_Dataset content_
----------------------------------------

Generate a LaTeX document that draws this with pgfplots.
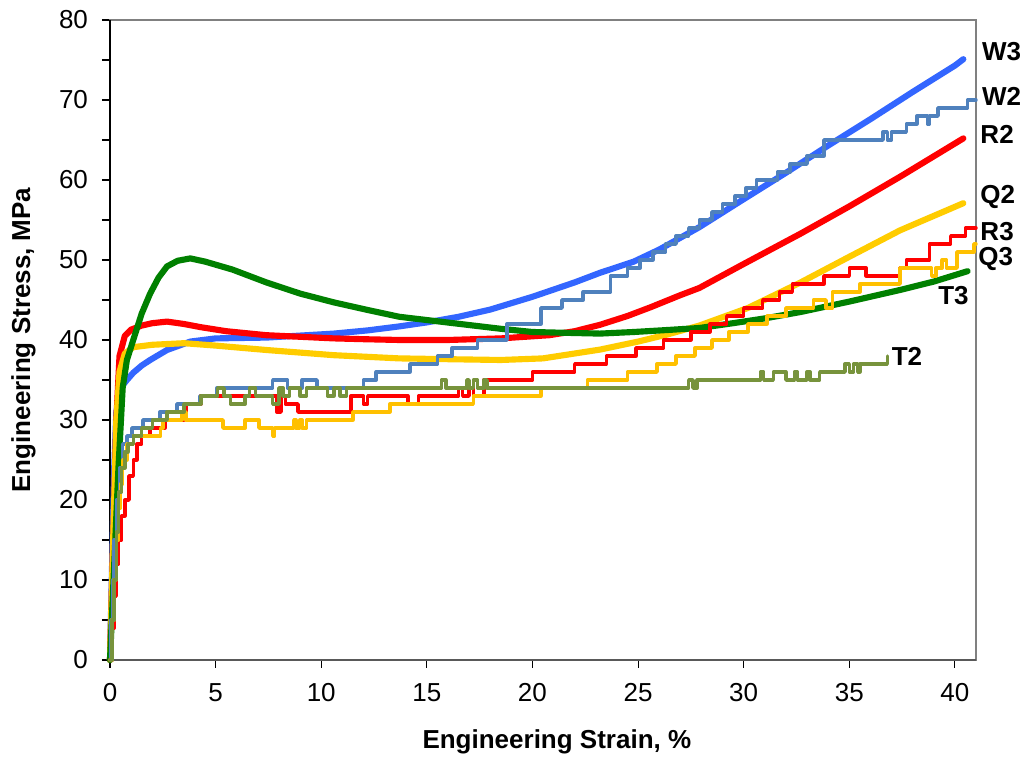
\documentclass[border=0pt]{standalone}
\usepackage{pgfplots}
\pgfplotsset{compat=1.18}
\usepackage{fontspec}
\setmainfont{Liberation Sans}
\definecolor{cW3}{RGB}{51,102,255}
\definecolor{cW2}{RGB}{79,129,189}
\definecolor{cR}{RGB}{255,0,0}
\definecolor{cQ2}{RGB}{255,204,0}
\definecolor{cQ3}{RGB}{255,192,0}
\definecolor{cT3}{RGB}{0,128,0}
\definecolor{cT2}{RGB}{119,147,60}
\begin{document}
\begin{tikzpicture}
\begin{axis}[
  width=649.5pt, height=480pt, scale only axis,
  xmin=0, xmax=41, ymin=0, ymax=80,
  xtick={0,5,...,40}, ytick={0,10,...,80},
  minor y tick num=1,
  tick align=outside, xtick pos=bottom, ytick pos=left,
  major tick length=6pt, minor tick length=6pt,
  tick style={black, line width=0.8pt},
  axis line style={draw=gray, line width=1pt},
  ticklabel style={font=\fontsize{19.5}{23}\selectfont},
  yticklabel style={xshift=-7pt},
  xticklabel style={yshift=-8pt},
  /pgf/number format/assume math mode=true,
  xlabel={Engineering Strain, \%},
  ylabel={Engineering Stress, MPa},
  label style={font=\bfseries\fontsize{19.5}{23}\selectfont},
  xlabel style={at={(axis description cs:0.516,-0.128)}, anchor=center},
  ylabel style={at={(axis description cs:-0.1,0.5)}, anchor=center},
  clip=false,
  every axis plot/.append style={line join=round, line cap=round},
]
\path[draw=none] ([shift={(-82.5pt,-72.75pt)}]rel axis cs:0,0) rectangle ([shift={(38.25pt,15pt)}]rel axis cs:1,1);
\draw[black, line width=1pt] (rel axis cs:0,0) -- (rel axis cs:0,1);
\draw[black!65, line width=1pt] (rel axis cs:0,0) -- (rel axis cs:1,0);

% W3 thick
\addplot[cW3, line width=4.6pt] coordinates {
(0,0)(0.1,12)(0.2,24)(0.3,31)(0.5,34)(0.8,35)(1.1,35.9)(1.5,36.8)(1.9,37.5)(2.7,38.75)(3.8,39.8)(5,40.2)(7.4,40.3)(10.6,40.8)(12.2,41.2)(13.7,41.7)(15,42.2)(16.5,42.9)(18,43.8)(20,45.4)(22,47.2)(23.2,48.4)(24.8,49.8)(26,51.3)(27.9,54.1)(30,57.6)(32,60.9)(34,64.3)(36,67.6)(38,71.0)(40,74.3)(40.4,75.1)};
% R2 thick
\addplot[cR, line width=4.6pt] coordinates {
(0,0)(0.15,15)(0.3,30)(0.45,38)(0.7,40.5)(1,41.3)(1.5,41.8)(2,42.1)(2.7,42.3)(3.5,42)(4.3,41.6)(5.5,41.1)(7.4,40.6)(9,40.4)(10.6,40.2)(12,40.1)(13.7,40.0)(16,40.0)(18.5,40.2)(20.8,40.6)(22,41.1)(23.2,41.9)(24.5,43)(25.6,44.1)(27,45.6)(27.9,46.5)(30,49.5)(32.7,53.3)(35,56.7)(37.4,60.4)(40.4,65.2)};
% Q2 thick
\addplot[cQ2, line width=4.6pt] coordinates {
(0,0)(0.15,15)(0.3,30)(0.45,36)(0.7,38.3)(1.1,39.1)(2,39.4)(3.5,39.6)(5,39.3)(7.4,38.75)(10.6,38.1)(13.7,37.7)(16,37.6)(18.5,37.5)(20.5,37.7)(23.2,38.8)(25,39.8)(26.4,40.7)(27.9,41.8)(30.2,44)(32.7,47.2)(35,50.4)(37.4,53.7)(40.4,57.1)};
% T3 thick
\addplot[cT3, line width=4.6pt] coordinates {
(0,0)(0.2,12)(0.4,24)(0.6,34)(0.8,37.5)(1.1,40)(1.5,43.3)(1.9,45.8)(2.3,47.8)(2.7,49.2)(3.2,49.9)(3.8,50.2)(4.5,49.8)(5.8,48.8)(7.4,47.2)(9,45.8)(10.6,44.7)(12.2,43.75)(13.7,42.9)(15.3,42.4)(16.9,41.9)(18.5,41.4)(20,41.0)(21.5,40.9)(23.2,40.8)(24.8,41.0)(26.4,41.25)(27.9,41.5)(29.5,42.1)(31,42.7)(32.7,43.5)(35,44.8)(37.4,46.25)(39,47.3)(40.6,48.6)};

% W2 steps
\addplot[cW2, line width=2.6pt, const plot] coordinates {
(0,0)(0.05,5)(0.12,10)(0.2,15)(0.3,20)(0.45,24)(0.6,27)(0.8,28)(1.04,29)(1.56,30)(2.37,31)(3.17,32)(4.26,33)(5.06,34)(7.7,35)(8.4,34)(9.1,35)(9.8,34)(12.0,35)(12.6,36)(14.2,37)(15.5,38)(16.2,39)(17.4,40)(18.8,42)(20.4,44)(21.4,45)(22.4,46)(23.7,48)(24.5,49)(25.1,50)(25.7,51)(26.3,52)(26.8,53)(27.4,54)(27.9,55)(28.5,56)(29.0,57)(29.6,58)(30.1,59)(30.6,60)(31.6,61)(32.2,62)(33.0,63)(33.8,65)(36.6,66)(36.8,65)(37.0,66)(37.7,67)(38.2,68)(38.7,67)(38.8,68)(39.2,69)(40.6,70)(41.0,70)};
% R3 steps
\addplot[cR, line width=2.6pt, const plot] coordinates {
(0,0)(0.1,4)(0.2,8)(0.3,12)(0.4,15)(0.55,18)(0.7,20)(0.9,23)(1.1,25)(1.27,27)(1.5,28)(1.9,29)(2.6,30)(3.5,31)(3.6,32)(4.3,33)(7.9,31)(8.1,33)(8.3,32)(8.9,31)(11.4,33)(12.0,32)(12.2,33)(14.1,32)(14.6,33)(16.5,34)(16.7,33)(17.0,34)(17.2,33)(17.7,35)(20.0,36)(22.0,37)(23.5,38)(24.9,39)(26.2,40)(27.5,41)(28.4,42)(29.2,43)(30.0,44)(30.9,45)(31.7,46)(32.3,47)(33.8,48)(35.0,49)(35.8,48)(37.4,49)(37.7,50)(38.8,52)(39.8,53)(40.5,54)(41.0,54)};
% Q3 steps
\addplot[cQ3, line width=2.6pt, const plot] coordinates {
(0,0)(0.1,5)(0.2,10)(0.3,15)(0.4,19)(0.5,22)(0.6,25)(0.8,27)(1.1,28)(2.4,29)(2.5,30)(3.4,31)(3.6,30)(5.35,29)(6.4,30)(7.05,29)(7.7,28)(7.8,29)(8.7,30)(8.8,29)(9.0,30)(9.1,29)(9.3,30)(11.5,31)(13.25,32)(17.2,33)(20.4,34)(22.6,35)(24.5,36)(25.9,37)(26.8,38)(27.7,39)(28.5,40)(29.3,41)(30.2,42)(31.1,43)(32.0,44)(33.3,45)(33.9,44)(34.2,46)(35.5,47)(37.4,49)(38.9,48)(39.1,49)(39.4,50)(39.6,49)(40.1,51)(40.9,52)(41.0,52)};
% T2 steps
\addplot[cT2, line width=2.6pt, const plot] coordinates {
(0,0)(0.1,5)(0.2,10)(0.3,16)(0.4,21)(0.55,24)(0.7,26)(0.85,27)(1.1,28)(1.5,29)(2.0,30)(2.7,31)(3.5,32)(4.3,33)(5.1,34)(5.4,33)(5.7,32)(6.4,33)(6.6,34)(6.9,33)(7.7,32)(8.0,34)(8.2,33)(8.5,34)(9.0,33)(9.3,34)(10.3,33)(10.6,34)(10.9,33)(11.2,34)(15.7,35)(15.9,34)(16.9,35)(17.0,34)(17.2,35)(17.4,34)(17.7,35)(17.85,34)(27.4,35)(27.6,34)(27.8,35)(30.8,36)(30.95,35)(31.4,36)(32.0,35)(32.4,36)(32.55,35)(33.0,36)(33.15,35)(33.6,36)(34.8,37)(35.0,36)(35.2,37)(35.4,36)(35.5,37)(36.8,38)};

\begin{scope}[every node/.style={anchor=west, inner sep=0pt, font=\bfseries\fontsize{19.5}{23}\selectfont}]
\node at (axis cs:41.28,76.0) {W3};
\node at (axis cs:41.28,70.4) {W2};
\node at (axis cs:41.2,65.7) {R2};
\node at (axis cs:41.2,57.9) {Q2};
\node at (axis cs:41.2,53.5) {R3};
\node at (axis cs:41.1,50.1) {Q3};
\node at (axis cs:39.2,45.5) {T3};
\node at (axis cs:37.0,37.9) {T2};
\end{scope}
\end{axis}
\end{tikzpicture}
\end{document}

----------------------------------------

_Requirements_
Repeat only the lines from the beginning of the material through the line containing "(rel axis cs:1,0);", both ends kept, leaving pictures out.

_The answer_
Generate a LaTeX document that draws this with pgfplots.
\documentclass[border=0pt]{standalone}
\usepackage{pgfplots}
\pgfplotsset{compat=1.18}
\usepackage{fontspec}
\setmainfont{Liberation Sans}
\definecolor{cW3}{RGB}{51,102,255}
\definecolor{cW2}{RGB}{79,129,189}
\definecolor{cR}{RGB}{255,0,0}
\definecolor{cQ2}{RGB}{255,204,0}
\definecolor{cQ3}{RGB}{255,192,0}
\definecolor{cT3}{RGB}{0,128,0}
\definecolor{cT2}{RGB}{119,147,60}
\begin{document}
\begin{tikzpicture}
\begin{axis}[
  width=649.5pt, height=480pt, scale only axis,
  xmin=0, xmax=41, ymin=0, ymax=80,
  xtick={0,5,...,40}, ytick={0,10,...,80},
  minor y tick num=1,
  tick align=outside, xtick pos=bottom, ytick pos=left,
  major tick length=6pt, minor tick length=6pt,
  tick style={black, line width=0.8pt},
  axis line style={draw=gray, line width=1pt},
  ticklabel style={font=\fontsize{19.5}{23}\selectfont},
  yticklabel style={xshift=-7pt},
  xticklabel style={yshift=-8pt},
  /pgf/number format/assume math mode=true,
  xlabel={Engineering Strain, \%},
  ylabel={Engineering Stress, MPa},
  label style={font=\bfseries\fontsize{19.5}{23}\selectfont},
  xlabel style={at={(axis description cs:0.516,-0.128)}, anchor=center},
  ylabel style={at={(axis description cs:-0.1,0.5)}, anchor=center},
  clip=false,
  every axis plot/.append style={line join=round, line cap=round},
]
\path[draw=none] ([shift={(-82.5pt,-72.75pt)}]rel axis cs:0,0) rectangle ([shift={(38.25pt,15pt)}]rel axis cs:1,1);
\draw[black, line width=1pt] (rel axis cs:0,0) -- (rel axis cs:0,1);
\draw[black!65, line width=1pt] (rel axis cs:0,0) -- (rel axis cs:1,0);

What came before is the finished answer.